The warm-weather mantel shift is the lightest seasonal update you’ll make. Swap heavy textures for lighter ones — linen instead of wool, pale blush or lavender dried stems instead of deep-toned ones — and bring in one small potted plant or a fresh peony or ranunculus stem in a bud vase. Keep the palette within cream, pale green, blush, and white. The arrangement should feel noticeably airier than the winter version, even if the base objects are identical.
27. Make the Mantel a Display for Objects That Actually Mean Something

Or maybe I should say it this way: the most visually compelling mantels in real homes aren’t the most decorated ones — they’re curated around pieces that mean something to the person living there. A well-worn book. A ceramic a friend made. A small painting from a weekend market. The same design principles — scale, height contrast, layering — apply whether your pieces cost $300 or were free. Meaning holds an arrangement together in a way no purchased styling kit ever will.
Quick Comparison: Mantel Decor Approaches
| Mantel Style | Best For | Key Benefit | Limitation |
|---|---|---|---|
| Organic-Luxe | Modern and transitional rooms | Works beautifully across all four seasons | Requires a few quality anchor pieces to land correctly |
| Cottagecore | Ornate or traditional carved mantels | Highly personal, layered, and liveable | Can read as cluttered if scale isn’t controlled |
| Modern Minimalist | Narrow or small mantel shelves | Easy to maintain; never looks overloaded | Very unforgiving if one piece is the wrong size or material |
| Maximalist Gallery Wall | Wide mantels with generous wall space above | Bold visual impact and high Pinterest appeal | Difficult to update seasonally without full rearrangement |
| Seasonal Swap System | Any mantel style or fireplace type | Budget-friendly; always feels current and intentional | Requires storage space for off-season accent pieces |
FAQs
What’s the best way to decorate a fireplace mantel?
Start with one tall anchor — a mirror, artwork, or tall vase. Then add objects in odd numbers at three different heights. Height variation and odd-number grouping create the finished look that flat, evenly spaced arrangements always miss.
How do I decorate a non-working fireplace?
Treat the firebox as a display space. Fill it with pillar candles, stacked birch logs, or a dried botanical arrangement in a wide, low vessel. Add a decorative screen at the opening to frame the firebox and give the surround a finished architectural detail.

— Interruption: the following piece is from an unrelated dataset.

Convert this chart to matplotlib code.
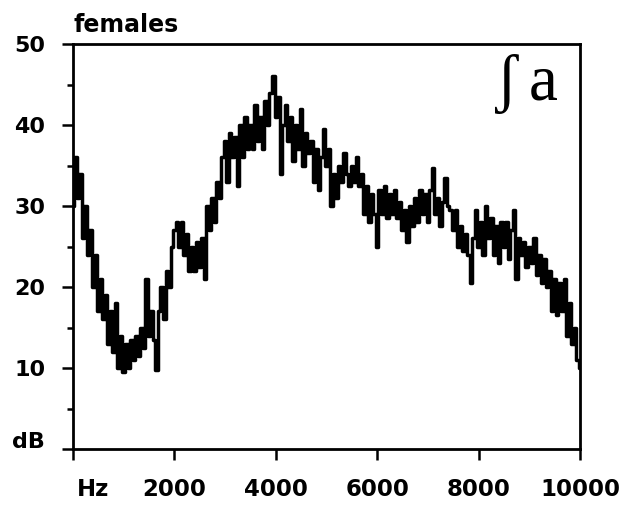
import matplotlib
matplotlib.use("Agg")
import matplotlib.pyplot as plt
import numpy as np
from matplotlib.ticker import MultipleLocator, FixedLocator, FixedFormatter
import matplotlib.transforms as mtransforms

# Averaged spectrum of /ʃa/, female speakers: level (dB) every 50 Hz from 0 to 10000 Hz
freq_step_hz = 50
level_db = [
    30, 36, 31, 34, 26, 30, 24, 27, 20, 24,                 # 0-450
    17, 21, 16, 19, 13, 17, 12, 18, 10, 14,                 # 500-950
    9.5, 13, 10, 13.5, 11, 14, 11.5, 15, 12.5, 21,          # 1000-1450
    14, 17, 13.5, 9.7, 17, 20, 16, 22, 20, 25,              # 1500-1950
    27, 28, 25, 28, 24, 26.5, 22, 25, 22, 25.5,             # 2000-2450
    22.5, 26, 21, 30, 27, 31, 28, 33, 31, 36,               # 2500-2950
    38, 33, 39, 36, 38.5, 32.5, 40, 36, 41, 37,             # 3000-3450
    40, 37, 42.5, 38, 41, 37, 43, 40, 44, 46,               # 3500-3950
    41, 43.5, 34, 40, 42.5, 38, 41, 35.5, 40, 37,           # 4000-4450
    42, 35, 39, 36.5, 38, 33, 37, 32, 36, 39.5,             # 4500-4950
    35, 37, 30, 34, 31, 35, 33, 36.5, 34, 32.5,             # 5000-5450
    35, 33, 36, 32.5, 34, 29, 32.5, 28, 31.5, 29,           # 5500-5950
    25, 32, 29, 32.5, 28.5, 31.5, 29, 32, 28.5, 30.5,       # 6000-6450
    27, 29.5, 25.5, 30, 27.5, 31, 28, 32, 29, 31.5,         # 6500-6950
    28, 32, 34.7, 29, 31, 27.5, 30.5, 33.5, 30, 29.5,       # 7000-7450
    27, 29.5, 25, 27.5, 24.5, 26.5, 24, 20.5, 26, 29.5,     # 7500-7950
    25, 28, 24, 30, 26, 28.5, 24, 27.5, 23, 28,             # 8000-8450
    25, 28, 23.5, 27, 29.5, 21, 26, 24, 25.5, 22.5,         # 8500-8950
    25, 23, 26, 21.5, 24, 20.5, 23.5, 20, 22, 17,           # 9000-9450
    21, 16.5, 20.5, 17, 21, 14, 18, 13, 15, 11, 10,         # 9500-10000
]
freq_hz = np.arange(len(level_db)) * freq_step_hz

x_ticks = [0, 2000, 4000, 6000, 8000, 10000]
x_tick_labels = ["Hz", "2000", "4000", "6000", "8000", "10000"]
y_ticks = [0, 10, 20, 30, 40, 50]
y_tick_labels = ["dB", "10", "20", "30", "40", "50"]

fig = plt.figure(figsize=(6.33, 5.08), dpi=100)
ax = fig.add_axes([73 / 633, 59 / 508, 507 / 633, 405 / 508])

ax.plot(freq_hz, level_db, color="black", lw=2.5, drawstyle="steps-mid")

ax.set_xlim(0, 10000)
ax.set_ylim(0, 50)

for side in ["left", "right", "top", "bottom"]:
    ax.spines[side].set_linewidth(2)
    ax.spines[side].set_color("black")

ax.xaxis.set_major_locator(FixedLocator(x_ticks))
ax.xaxis.set_major_formatter(FixedFormatter(x_tick_labels))
ax.yaxis.set_major_locator(FixedLocator(y_ticks))
ax.yaxis.set_major_formatter(FixedFormatter(y_tick_labels))
ax.yaxis.set_minor_locator(MultipleLocator(5))

ax.tick_params(axis="both", which="major", direction="out", length=8, width=1.8,
               color="black")
ax.tick_params(axis="y", which="major", pad=12)
ax.tick_params(axis="x", which="major", pad=13)
ax.tick_params(axis="y", which="minor", direction="out", length=4, width=1.8)

fig.canvas.draw()
xlabels = ax.get_xticklabels()
ylabels = ax.get_yticklabels()
for lab in xlabels:
    lab.set_fontfamily("DejaVu Sans")
    lab.set_fontweight("bold")
    lab.set_fontsize(16.5)
for lab in ylabels:
    lab.set_fontfamily("DejaVu Sans")
    lab.set_fontweight("bold")
    lab.set_fontsize(16)

# Unit labels: "Hz" nudged right of the origin tick, "dB" lifted above the baseline
xlabels[0].set_transform(xlabels[0].get_transform()
                         + mtransforms.ScaledTranslation(0.20, 0, fig.dpi_scale_trans))
ylabels[0].set_transform(ylabels[0].get_transform()
                         + mtransforms.ScaledTranslation(0, 0.09, fig.dpi_scale_trans))

ax.text(0, 1.03, "females", transform=ax.transAxes, ha="left", va="baseline",
        family="DejaVu Sans", weight="bold", size=17)

serif = ["Liberation Serif", "DejaVu Serif"]
ax.text(9550, 43.1, "a", ha="right", va="baseline", family=serif, size=47)
ax.text(8560, 43.1, "ʃ", ha="center", va="baseline", family=serif, size=47)

fig.savefig("out.png", dpi=100)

Should mantel decor be symmetrical or asymmetrical?
Use symmetrical bookend pieces at each outer edge, then arrange everything in between asymmetrically. This creates a sense of balance without the rigid, overly staged look that full symmetry tends to produce in real rooms.
Why does my mantel look off even when I follow the styling rules?

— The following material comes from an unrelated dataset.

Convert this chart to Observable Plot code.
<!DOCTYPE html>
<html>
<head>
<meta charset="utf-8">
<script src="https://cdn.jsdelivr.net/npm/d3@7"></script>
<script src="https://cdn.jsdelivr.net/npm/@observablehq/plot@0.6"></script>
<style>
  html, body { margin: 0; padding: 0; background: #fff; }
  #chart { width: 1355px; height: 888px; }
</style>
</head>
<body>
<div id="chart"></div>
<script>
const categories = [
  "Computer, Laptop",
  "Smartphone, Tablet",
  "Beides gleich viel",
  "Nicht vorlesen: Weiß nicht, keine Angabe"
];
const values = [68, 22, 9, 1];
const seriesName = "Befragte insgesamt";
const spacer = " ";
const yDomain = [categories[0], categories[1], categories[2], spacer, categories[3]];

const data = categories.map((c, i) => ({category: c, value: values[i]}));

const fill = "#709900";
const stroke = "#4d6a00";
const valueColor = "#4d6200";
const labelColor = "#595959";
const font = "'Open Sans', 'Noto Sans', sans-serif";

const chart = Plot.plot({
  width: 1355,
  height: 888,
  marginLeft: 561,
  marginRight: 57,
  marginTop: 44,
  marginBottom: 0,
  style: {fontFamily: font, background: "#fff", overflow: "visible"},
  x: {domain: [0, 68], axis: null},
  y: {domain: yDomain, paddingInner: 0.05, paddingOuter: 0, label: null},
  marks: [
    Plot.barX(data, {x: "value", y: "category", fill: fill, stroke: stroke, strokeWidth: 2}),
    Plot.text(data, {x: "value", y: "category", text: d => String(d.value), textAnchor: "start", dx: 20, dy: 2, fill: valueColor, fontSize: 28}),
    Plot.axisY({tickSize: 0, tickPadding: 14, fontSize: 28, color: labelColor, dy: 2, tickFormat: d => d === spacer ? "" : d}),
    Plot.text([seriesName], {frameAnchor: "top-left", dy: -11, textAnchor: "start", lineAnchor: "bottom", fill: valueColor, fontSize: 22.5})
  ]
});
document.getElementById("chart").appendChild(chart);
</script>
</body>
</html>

Scale is almost always the problem. Objects too small for your mantel width disappear visually no matter how nice they are individually. Your tallest piece should reach at least two-thirds of the way toward the ceiling or the top of the wall space above the mantel.
When should I change my mantel decor for each season?
If you have a permanent base framework in place, seasonal swaps take under 15 minutes. Change botanical stems, candle colors, and one seasonal accent object at the start of each meteorological season: March, June, September, and December.
Final Thoughts
Your mantel doesn’t need to look like a staged photo to feel finished. It needs scale, height variation, and one clear reason to draw the eye — whether that’s a mirror that bounces light across the room, a sculptural piece that commands attention, or simply three objects you actually love arranged with some thought about proportion.
Start with one idea from this list. Not five. Not a complete redesign. Pick the one that solves your most obvious problem right now, and see what it changes.
The rest of the mantel usually works itself out from there.